For 69-year-old Dave Pipe from Christchurch, New Zealand, Bengaluru became the city of hope after years of battling multiple myeloma. Having undergone 20 cycles of chemotherapy and a bone marrow transplant in 2023, his remission lasted barely 14 months. By early 2025, the cancer had returned, and further treatment options failed. “By May, doctors told me I had reached the end of the road,” Pipe recalled.

It was then that a newspaper article changed his life. The report highlighted a fellow New Zealander who underwent CAR T-cell therapy in Bengaluru and achieved remission. The treatment, where a patient’s own T-cells are genetically modified and reintroduced to fight cancer, felt like Pipe’s last chance.

“In New Zealand, doctors cannot recommend treatments outside the country because care is state-funded.

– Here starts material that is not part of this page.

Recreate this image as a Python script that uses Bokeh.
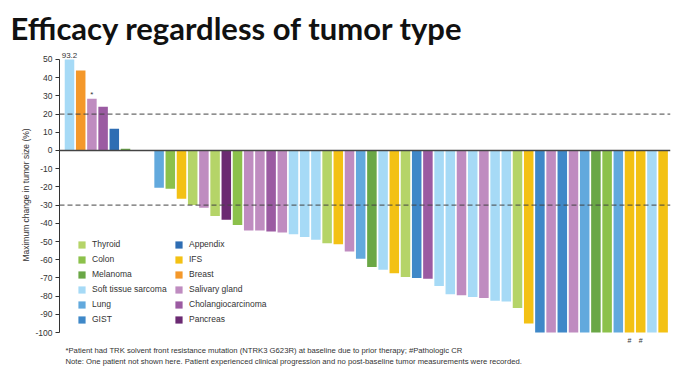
from bokeh.plotting import figure
from bokeh.models import Range1d, Span, Title, Legend, LegendItem, FixedTicker, ColumnDataSource
from bokeh.core.properties import value
from bokeh.embed import file_html
from bokeh.resources import INLINE
import numpy as np

# ---------------- data ----------------
categories = ["Thyroid", "Colon", "Melanoma", "Soft tissue sarcoma", "Lung", "GIST",
              "Appendix", "IFS", "Breast", "Salivary gland", "Cholangiocarcinoma", "Pancreas"]
cat_colors = ["#b5d468", "#8cc14b", "#6aa746", "#a6daf6", "#62a9dd", "#3f88c8",
              "#2e6db3", "#f3c114", "#f4982a", "#bf8cc0", "#9b5ba2", "#6b2a72"]

tumor = ["Soft tissue sarcoma", "Breast", "Salivary gland", "Cholangiocarcinoma", "Appendix", "Melanoma",
         "Thyroid", "Thyroid",
         "Lung", "Colon", "IFS", "Thyroid", "Salivary gland", "Thyroid", "Pancreas", "Colon",
         "Salivary gland", "Salivary gland", "Cholangiocarcinoma", "Salivary gland",
         "Soft tissue sarcoma", "Soft tissue sarcoma", "Soft tissue sarcoma", "Thyroid", "IFS",
         "Salivary gland", "Lung", "Melanoma", "Soft tissue sarcoma", "IFS", "Thyroid", "GIST",
         "Cholangiocarcinoma", "Soft tissue sarcoma", "Soft tissue sarcoma", "Salivary gland",
         "Soft tissue sarcoma", "Salivary gland", "Soft tissue sarcoma", "Soft tissue sarcoma",
         "Thyroid", "IFS", "GIST", "Salivary gland", "GIST", "Salivary gland", "Lung", "Melanoma",
         "Colon", "Lung", "IFS", "IFS", "Soft tissue sarcoma", "IFS"]
change = [93.2, 44, 28.5, 24, 12, 1,
          0, 0,
          -20.5, -21, -26.5, -30, -31.5, -36, -38, -41,
          -44, -44, -44.5, -45,
          -46, -47.5, -49, -51, -51.5,
          -55.5, -59.5, -64, -65.5, -67.5, -69.5, -70,
          -70.5, -74.5, -79, -79.5,
          -80.5, -81, -82.5, -83,
          -86.5, -95, -100, -100, -100, -100, -100, -100,
          -100, -100, -100, -100, -100, -100]
marks = ["", "", "*", "", "", "", "", "", "", "", "", "", "", "", "", "",
         "", "", "", "", "", "", "", "", "", "", "", "", "", "", "", "",
         "", "", "", "", "", "", "", "", "", "", "", "", "", "", "", "",
         "", "", "#", "#", "", ""]
y_ticks = [-100, -90, -80, -70, -60, -50, -40, -30, -20, -10, 0, 10, 20, 30, 40, 50]
ref_lines = [20, -30]
axis_max = 50

title_text = "Efficacy regardless of tumor type"
note1 = "*Patient had TRK solvent front resistance mutation (NTRK3 G623R) at baseline due to prior therapy; #Pathologic CR"
note2 = "Note: One patient not shown here. Patient experienced clinical progression and no post-baseline tumor measurements were recorded."

SANS = "Liberation Sans"

# ---------------- figure ----------------
idx = np.arange(len(change))
vals = np.array(change, dtype=float)
shown = np.minimum(vals, axis_max)

p = figure(width=672, height=372, output_backend="svg", toolbar_location=None,
           x_range=Range1d(-0.893, 53.66), y_range=Range1d(-106.04, 57.14),
           x_axis_location=None, min_border_left=59, min_border_right=2,
           min_border_top=46, min_border_bottom=29)
p.outline_line_color = None
p.grid.visible = False
p.background_fill_color = "white"
p.border_fill_color = "white"

renderers = {}
for cat, col in zip(categories, cat_colors):
    sel = [i for i, t in enumerate(tumor) if t == cat]
    src = ColumnDataSource(dict(x=idx[sel], top=shown[sel]))
    r = p.vbar(x="x", top="top", bottom=0, width=0.85, source=src,
               fill_color=col, line_color=None)
    renderers[cat] = r

for loc in ref_lines:
    p.add_layout(Span(location=loc, dimension="width", line_color="#444444",
                      line_dash="5 3", line_width=1))
p.add_layout(Span(location=0, dimension="width", line_color="#444444", line_width=1.5))

# annotations on bars
over = [i for i in idx if vals[i] > axis_max]
p.text(x=idx[over], y=shown[over], text=[f"{vals[i]:.1f}" for i in over],
       text_align="center", text_baseline="bottom", y_offset=-1,
       text_font=value(SANS), text_font_size="8px", text_color="#333333")
star = [i for i in idx if marks[i] == "*"]
p.text(x=idx[star], y=shown[star], text=[marks[i] for i in star],
       text_align="center", text_baseline="bottom", y_offset=0,
       text_font=value(SANS), text_font_size="8px", text_color="#333333")
hsh = [i for i in idx if marks[i] == "#"]
p.text(x=idx[hsh], y=shown[hsh], text=[marks[i] for i in hsh],
       text_align="center", text_baseline="top", y_offset=4,
       text_font=value(SANS), text_font_size="7px", text_color="#333333")

# y axis
ax = p.yaxis[0]
ax.ticker = FixedTicker(ticks=y_ticks)
ax.major_label_overrides = {t: str(t) for t in y_ticks}
ax.bounds = (y_ticks[0], y_ticks[-1])
ax.axis_label = "Maximum change in tumor size (%)"
ax.axis_label_text_font = SANS
ax.axis_label_text_font_style = "normal"
ax.axis_label_text_font_size = "8.5px"
ax.axis_label_text_color = "#333333"
ax.axis_label_standoff = 1
ax.major_label_text_font = SANS
ax.major_label_text_font_size = "8.5px"
ax.major_label_text_color = "#333333"
ax.major_label_standoff = 3
ax.major_tick_in = 0
ax.major_tick_out = 4
ax.minor_tick_in = 0
ax.minor_tick_out = 0
ax.axis_line_color = "#333333"
ax.major_tick_line_color = "#333333"

# legend: two columns
def make_legend(cats, loc):
    lg = Legend(items=[LegendItem(label=c, renderers=[renderers[c]]) for c in cats],
                location=loc, orientation="vertical", border_line_color=None,
                background_fill_alpha=0, padding=0, margin=0, spacing=5,
                glyph_width=9, glyph_height=9, label_standoff=6, label_height=10,
                label_text_font=SANS, label_text_font_size="8.5px",
                label_text_color="#333333")
    p.add_layout(lg, "center")

make_legend(categories[:6], (18, 19))
make_legend(categories[6:], (115, 19))

# title & notes
p.title.text = title_text
p.title.align = "left"
p.title.offset = -49
p.title.standoff = 0
p.title.text_font = "Lato"
p.title.text_font_style = "bold"
p.title.text_font_size = "31px"
p.title.text_color = "#111111"

for t in [note1, note2]:
    p.add_layout(Title(text=t, align="left", offset=6, standoff=0,
                       text_font=SANS, text_font_style="normal",
                       text_font_size="7.7px", text_color="#333333"), "below")

open("out.html", "w").write(file_html(p, INLINE))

Reading about a professor who recovered after CAR T in Bengaluru convinced me,” he said. Soon after, Pipe contacted Dr Prasad Narayanan, senior consultant and director of oncology at Cytecare Hospitals, Yelahanka.

Following initial chemotherapy and the final CAR T infusion, Pipe humorously described the moment: “It was an anticlimax. Doctors asked how I felt, and I simply stared at the nine faces around me. I just felt bored,” he laughed, expressing gratitude to Bengaluru’s specialists.

Bengaluru is fast emerging as a hub for advanced medical treatments. In the last three years, 93 international patients have undergone robotic cardiac surgeries at Sakra World Hospital, with recovery times nearly three times faster than conventional open-heart procedures.